The set and costumes by Peter McKintosh are at least fabulous. The centrepiece is a giant Art Deco half-clockface on which the skylines of London and then Venice are imposed. Built into it is a smaller semicircular revolve, which serves up gorgeous vignettes from a stuffy gentleman’s club to a ritzy hotel bar. Alongside the white tie and tails outfits of the opening number McKintosh conjures up plumed showgirl costumes and a range of natty pastel riviera looks, a beautifully cut sky-blue suit for Attmore and a floating, fringed silver number for Okereke.

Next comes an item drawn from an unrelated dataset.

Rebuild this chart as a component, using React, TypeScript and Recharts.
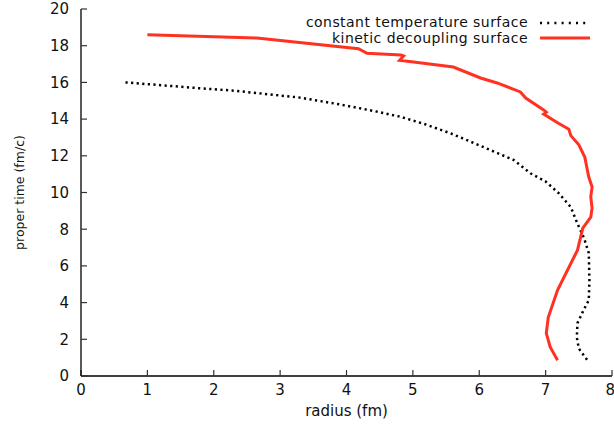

Marshall’s production will doubtless find an audience among those who grew up watching classic 1930s films on terrestrial telly or who hunted them out on DVD or at repertory screenings. But the atomization of entertainment means that long tail of cultural heritage can no longer be relied upon to sustain stage adaptations. If any of the TikTok generation stray into this flat Top Hat – and there weren’t any visible in the audience I was part of – I suspect they’ll wonder what all the fuss was about.